Which brings me to my last thoughts. In a few minutes we’re going to recite the Nicene creed. Today is not the day to go into the history of that ancient statement of faith (time enough for that in some other sermon!). But you may have noticed a couple of different versions of the creed in your bulletins over the last few weeks. In one, the Holy Spirit is spoken of as “he”: “With the Father and the Son he is worshiped and glorified. He has spoken through the Prophets.” That formulation gives us a God in three male persons. Another translation, the one in today’s bulletin, says, “Who with the Father and the Son is worshiped and glorified, who has spoken through the prophets.” A simple change, but one that opens to those of us who are not men the possibility of seeing in ourselves the image of God. It’s likely you can’t imagine what that means to me, if your gender has never been a stumbling block between you and God.
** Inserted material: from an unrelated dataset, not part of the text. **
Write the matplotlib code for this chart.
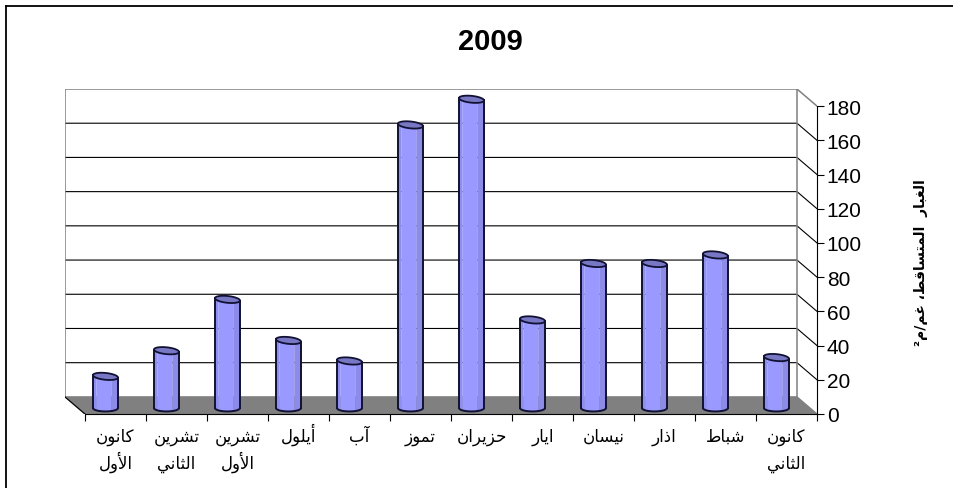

It gives me great joy to learn that at General Convention this year, our representatives agreed to begin a process of examining the texts in our Book of Common Prayer, permitting “liturgical revision will utilize inclusive and expansive language and imagery for humanity and divinity.” In out liturgy—literally, “the people’s work—we come together as God’s people to dance before the Divine as David did. Only this time, maybe more of us will be invited to the dance.

We are certainly all invited, in a few minutes, to the table where once again we encounter the mystery of a God who comes to us in material form. In the sacrament of Eucharist, we meet God together. Bread and wine have no gender. Amen.